### PROBLEM TO WORK ON
Check every line of the entries for "this", and copy the lines that hold it.

+++

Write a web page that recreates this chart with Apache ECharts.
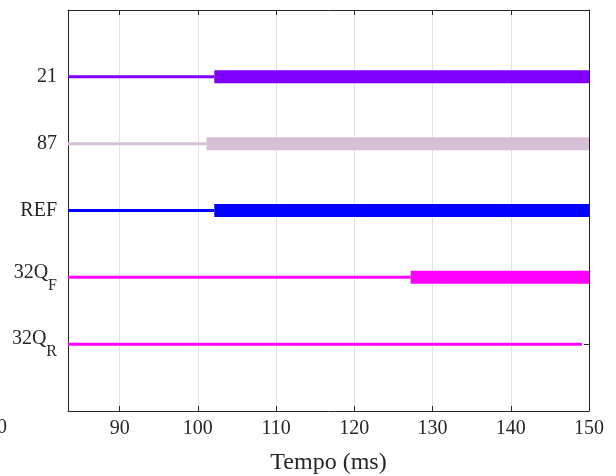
<!DOCTYPE html>
<html>
<head>
<meta charset="utf-8">
<script src="https://cdn.jsdelivr.net/npm/echarts@6/dist/echarts.min.js"></script>
<style>html,body{margin:0;padding:0;background:#fff}#c{width:616px;height:476px}</style>
</head>
<body>
<div id="c"></div>
<script>
// ---- data ----
var signals = ['21', '87', 'REF', '32QF', '32QR'];
var rowPos = [5, 4, 3, 2, 1];
var colors = ['#8000FF', '#D8BFD8', '#0000FF', '#FF00FF', '#FF00FF'];
var lineStart = [83.4, 83.4, 83.4, 83.4, 83.4];
var onset = [102.1, 101.1, 102.1, 127.2, null];
var lineEnd = [150, 150, 150, 150, 149.1];
var xTicks = [90, 100, 110, 120, 130, 140, 150];
var xMin = 83.4, xMax = 150;
var yLabels = {1: '{b|32Q}{s|R}', 2: '{b|32Q}{s|F}', 3: '{a|REF}', 4: '{a|87}', 5: '{a|21}'};

var FONT = 'Liberation Serif';
var series = [];
for (var i = 0; i < signals.length; i++) {
  var y = rowPos[i];
  var thinEnd = onset[i] != null ? onset[i] : lineEnd[i];
  series.push({
    type: 'line', name: signals[i] + '_off', symbol: 'none', silent: true,
    data: [[lineStart[i], y], [thinEnd, y]],
    lineStyle: {color: colors[i], width: 3, cap: 'butt'}, z: 3
  });
  if (onset[i] != null) {
    series.push({
      type: 'line', name: signals[i] + '_on', symbol: 'none', silent: true,
      data: [[onset[i], y], [lineEnd[i], y]],
      lineStyle: {color: colors[i], width: 13, cap: 'butt'}, z: 4
    });
  }
}

var tickCommon = {inside: true, length: 5, lineStyle: {color: '#262626'}};
var chart = echarts.init(document.getElementById('c'), null, {renderer: 'canvas'});
chart.setOption({
  animation: false,
  backgroundColor: '#fff',
  grid: {left: 68, right: 27, top: 10, bottom: 65, containLabel: false, outerBoundsMode: 'none'},
  xAxis: [{
    type: 'value', min: xMin, max: xMax, position: 'bottom',
    name: 'Tempo (ms)', nameLocation: 'middle', nameGap: 40,
    nameTextStyle: {fontFamily: FONT, fontSize: 24, color: '#262626'},
    axisLine: {show: true, onZero: false, lineStyle: {color: '#262626', width: 1}},
    axisTick: Object.assign({show: true, customValues: xTicks}, tickCommon),
    axisLabel: {customValues: xTicks, fontFamily: FONT, fontSize: 20, color: '#262626', margin: 8},
    splitLine: {show: true, lineStyle: {color: '#e2e2e2', width: 1}}
  }, {
    type: 'value', min: xMin, max: xMax, position: 'top',
    axisLine: {show: true, onZero: false, lineStyle: {color: '#262626', width: 1}},
    axisTick: Object.assign({show: true, customValues: xTicks}, tickCommon),
    axisLabel: {show: false}, splitLine: {show: false}
  }],
  yAxis: [{
    type: 'value', min: 0, max: 6, position: 'left',
    axisLine: {show: true, onZero: false, lineStyle: {color: '#262626', width: 1}},
    axisTick: Object.assign({show: true, customValues: rowPos}, tickCommon),
    axisLabel: {
      customValues: rowPos, margin: 11,
      formatter: function (v) { return yLabels[v] || ''; },
      rich: {
        a: {fontFamily: FONT, fontSize: 20, color: '#262626'},
        b: {fontFamily: FONT, fontSize: 20, color: '#262626', padding: [0, 0, 10, 0]},
        s: {fontFamily: FONT, fontSize: 16, color: '#262626', padding: [16, 0, 0, 0]}
      }
    },
    splitLine: {show: false}
  }, {
    type: 'value', min: 0, max: 6, position: 'right',
    axisLine: {show: true, onZero: false, lineStyle: {color: '#262626', width: 1}},
    axisTick: Object.assign({show: true, customValues: rowPos}, tickCommon),
    axisLabel: {show: false}, splitLine: {show: false}
  }],
  graphic: [{
    type: 'text', left: -13, top: 418,
    style: {text: '80', font: '20px "Liberation Serif"', fill: '#262626'}
  }],
  series: series
});
</script>
</body>
</html>
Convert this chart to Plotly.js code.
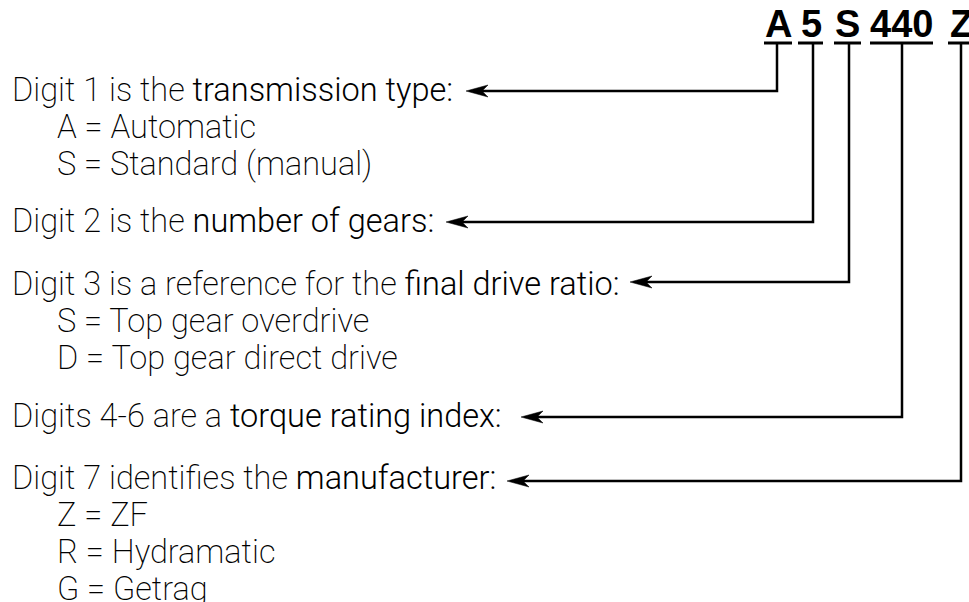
<!DOCTYPE html>
<html>
<head>
<meta charset="utf-8">
<script src="https://cdn.plot.ly/plotly-3.0.1.min.js"></script>
<style>html,body{margin:0;padding:0;background:#fff;}#chart{width:969px;height:602px;}</style>
</head>
<body>
<div id="chart"></div>
<script>
// ---- content ----
const codeParts = ['A', '5', 'S', '440', 'Z'];
const leadTexts = ['Digit 1 is the ', 'Digit 2 is the ', 'Digit 3 is a reference for the ', 'Digits 4-6 are a ', 'Digit 7 identifies the '];
const keyTerms = ['transmission type', 'number of gears', 'final drive ratio', 'torque rating index', 'manufacturer'];
const optionLines = [
  ['A = Automatic', 'S = Standard (manual)'],
  [],
  ['S = Top gear overdrive', 'D = Top gear direct drive'],
  [],
  ['Z = ZF', 'R = Hydramatic', 'G = Getrag']
];

// ---- layout geometry (pixels) ----
const partCenter = [778, 811, 847.5, 901.5, 961];
const partUnder = [[764, 792], [798, 823], [834, 861], [870, 933], [948, 975]];
const leaderX = [777, 813, 849, 902, 961];
const rowY = [91, 222, 282, 417, 481];
const tipX = [466, 446, 630, 521, 507];
const textY = [90, 221, 284, 416, 478];
const optStep = 37;
const underY = 43;

const shapes = [];
const annotations = [];
const BODY = 'Roboto, "Open Sans", sans-serif';
const FS = 32.5;

codeParts.forEach((p, i) => {
  annotations.push({
    xref: 'x', yref: 'y', x: partCenter[i], y: 24, text: '<b>' + p + '</b>', showarrow: false,
    xanchor: 'center', yanchor: 'middle',
    font: {family: '"Liberation Sans", Arial, sans-serif', size: 38, color: '#000'}
  });
  shapes.push({type: 'line', xref: 'x', yref: 'y', x0: partUnder[i][0], x1: partUnder[i][1], y0: underY, y1: underY,
    line: {color: '#000', width: 3}});
  // leader line
  const y = rowY[i];
  const xt = tipX[i];
  shapes.push({type: 'path', xref: 'x', yref: 'y',
    path: `M${leaderX[i]},${underY} V${y} H${xt + 14}`,
    line: {color: '#000', width: 2.5}, fillcolor: 'rgba(0,0,0,0)'});
  shapes.push({type: 'path', xref: 'x', yref: 'y',
    path: `M${xt},${y} L${xt + 22},${y - 6} L${xt + 16},${y} L${xt + 22},${y + 6} Z`,
    line: {color: '#000', width: 0.5}, fillcolor: '#000'});
  // text
  annotations.push({
    xref: 'x', yref: 'y', x: 10, y: textY[i], showarrow: false, xanchor: 'left', yanchor: 'middle',
    text: leadTexts[i] + '<span style="font-weight:300">' + keyTerms[i] + ':</span>',
    font: {family: BODY, size: FS, color: '#000', weight: 200}
  });
  optionLines[i].forEach((t, k) => {
    annotations.push({
      xref: 'x', yref: 'y', x: 55, y: textY[i] + optStep * (k + 1), showarrow: false, xanchor: 'left', yanchor: 'middle',
      text: t, font: {family: BODY, size: FS, color: '#000', weight: 200}
    });
  });
});

const layout = {
  width: 969, height: 602,
  margin: {l: 0, r: 0, t: 0, b: 0, pad: 0},
  paper_bgcolor: '#fff', plot_bgcolor: '#fff',
  xaxis: {range: [0, 969], visible: false, fixedrange: true},
  yaxis: {range: [602, 0], visible: false, fixedrange: true},
  showlegend: false,
  shapes: shapes,
  annotations: annotations
};

Plotly.newPlot('chart', [], layout, {staticPlot: true, displayModeBar: false});
</script>
</body>
</html>
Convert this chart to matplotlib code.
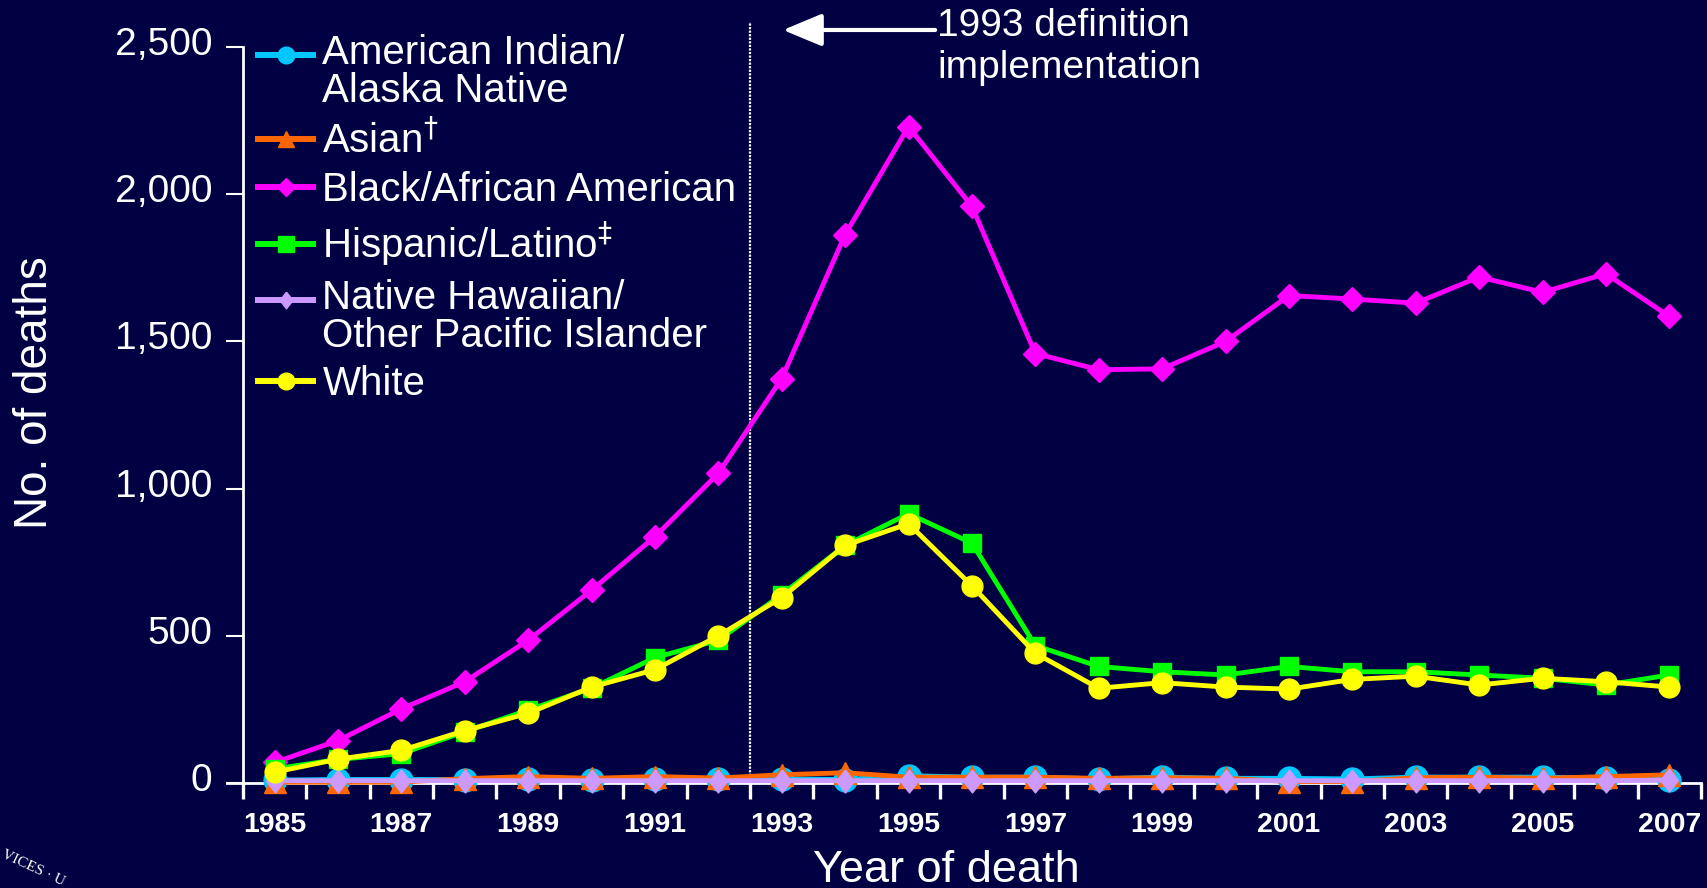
import numpy as np
import matplotlib
matplotlib.use("Agg")
import matplotlib.pyplot as plt
from matplotlib.lines import Line2D
from matplotlib.legend_handler import HandlerLine2D
from matplotlib.transforms import ScaledTranslation

plt.rcParams['font.family'] = ['Liberation Sans', 'DejaVu Sans']

years = list(range(1985, 2008))
year_labels = [str(y) for y in years[::2]]
y_ticks = [0, 500, 1000, 1500, 2000, 2500]
y_tick_labels = ["0", "500", "1,000", "1,500", "2,000", "2,500"]

# deaths per year
aian = [10, 12, 12, 12, 15, 12, 15, 13, 14, 12, 25, 20, 20, 14, 20, 16, 16, 14, 20, 20, 20, 16, 12]
asian = [3, 3, 3, 15, 22, 16, 22, 17, 28, 35, 20, 20, 20, 16, 18, 16, 5, 5, 18, 20, 16, 22, 28]
black = [70, 144, 252, 344, 485, 655, 837, 1052, 1374, 1863, 2230, 1959, 1459, 1404, 1407, 1500,
         1656, 1644, 1630, 1719, 1667, 1730, 1585]
hispanic = [48, 80, 100, 174, 248, 322, 426, 485, 640, 807, 915, 815, 467, 396, 378, 367,
            396, 378, 378, 367, 356, 333, 367]
nhopi = [8, 8, 8, 8, 8, 8, 8, 8, 8, 8, 8, 8, 8, 8, 8, 8, 8, 8, 8, 8, 8, 8, 10]
white = [37, 81, 111, 178, 237, 326, 385, 500, 630, 807, 881, 670, 441, 322, 341, 326,
         319, 352, 363, 333, 356, 344, 326]

labels = ["American Indian/\nAlaska Native", "Asian$^{\\dagger}$", "Black/African American",
          "Hispanic/Latino$^{\\ddagger}$", "Native Hawaiian/\nOther Pacific Islander", "White"]
values = [aian, asian, black, hispanic, nhopi, white]
colors = ["#00c8ff", "#ff6600", "#ff00ff", "#00ff00", "#cc99ff", "#ffff00"]
thin_diamond = [(0, 1), (0.78, 0), (0, -1), (-0.78, 0), (0, 1)]
markers = ["o", "^", "D", "s", thin_diamond, "o"]
msizes = [16.5, 16, 12, 13, 16.5, 15]
leg_msizes = [12, 12, 9, 12, 12, 12]

bg = "#000042"


class ShiftedHandler(HandlerLine2D):
    # put the handle next to the first line of a two-line label
    def __init__(self, shift, **kw):
        super().__init__(**kw)
        self.shift = shift

    def create_artists(self, legend, orig_handle, xdescent, ydescent, width, height, fontsize, trans):
        return super().create_artists(legend, orig_handle, xdescent, ydescent - 2 * self.shift,
                                      width, height, fontsize, trans)


fig = plt.figure(figsize=(17.08, 8.88), dpi=100)
fig.patch.set_facecolor(bg)
ax = fig.add_axes([0.1329, 0.1182, 0.8630, 0.8288])
ax.set_facecolor(bg)

x = np.arange(len(years))
for vals, c, m, ms in zip(values, colors, markers, msizes):
    ax.plot(x, vals, color=c, lw=3.5, marker=m, ms=ms, mec=c, clip_on=False, zorder=3)

ax.set_xlim(-0.75, 22.5)
ax.set_ylim(0, 2500)

for s in ["top", "right"]:
    ax.spines[s].set_visible(False)
ax.spines["left"].set_position(("data", -0.5))
ax.spines["left"].set_bounds(0, 2500)
for s in ["left", "bottom"]:
    ax.spines[s].set_color("white")
    ax.spines[s].set_linewidth(2)

ax.set_yticks(y_ticks, y_tick_labels)
ax.tick_params(axis="y", colors="white", length=12, width=1.5, pad=10, labelsize=28)
for lab in ax.get_yticklabels():
    lab.set_transform(lab.get_transform() + ScaledTranslation(0, 6 / 100, fig.dpi_scale_trans))

ax.set_xticks(np.arange(-0.5, 23, 1))
ax.set_xticklabels([])
ax.set_xticks(x[::2], year_labels, minor=True)
ax.tick_params(axis="x", which="major", colors="white", length=11.5, width=2.4)
ax.tick_params(axis="x", which="minor", colors="white", length=0, pad=21, labelsize=20.5)
for lab in ax.get_xticklabels(minor=True):
    lab.set_fontweight("bold")

ax.set_xlabel("Year of death", fontsize=32.5, color="white")
ax.xaxis.set_label_coords(0.488, -0.091)
ax.set_ylabel("No. of deaths", fontsize=33, color="white")
ax.yaxis.set_label_coords(-0.115, 0.531)

# 1993 case definition marker
ax.axvline(7.5, ymin=0, ymax=1.034, color="white", lw=1.6, ls=(0, (1, 0.6)), clip_on=False)
ax.annotate("", xy=(8.02, 2558), xytext=(10.42, 2558), annotation_clip=False,
            arrowprops=dict(arrowstyle="-|>,head_length=1.2,head_width=0.5", mutation_scale=20,
                            color="white", lw=3, shrinkA=0, shrinkB=0))
ax.text(10.45, 2632, "1993 definition\nimplementation", va="top", ha="left", fontsize=28,
        color="white", linespacing=1.2)

handles = [Line2D([], [], color=c, lw=4.3, marker=m, ms=ms, mec=c)
           for c, m, ms in zip(colors, markers, leg_msizes)]
hmap = {handles[0]: ShiftedHandler(12.5), handles[4]: ShiftedHandler(12.5)}
leg = ax.legend(handles, labels, loc="upper left", bbox_to_anchor=(0.021, 1.018), frameon=False,
                fontsize=29, handlelength=1.37, handletextpad=0.23, labelspacing=0.26,
                borderpad=0, borderaxespad=0, handler_map=hmap)
for t in leg.get_texts():
    t.set_color("white")
    t.set_linespacing(1.0)

fig.text(0.0, 0.0, "VICES · U", rotation=-25, fontsize=11, color="white",
         family="Liberation Serif", ha="left", va="bottom")

fig.savefig("out.png", dpi=100, facecolor=bg)
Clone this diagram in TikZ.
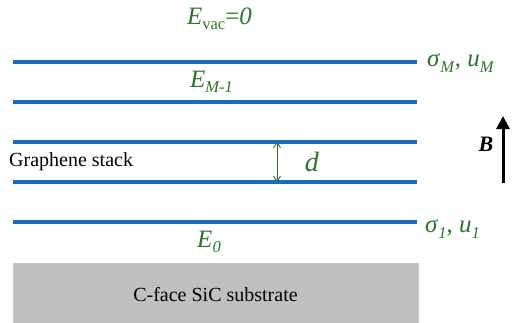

+++

### RESPONSE BELOW
Write a web page that recreates this chart with Apache ECharts.
Convert this chart to Plotly.js code.
Convert this chart to matplotlib code.
Clone this diagram in TikZ.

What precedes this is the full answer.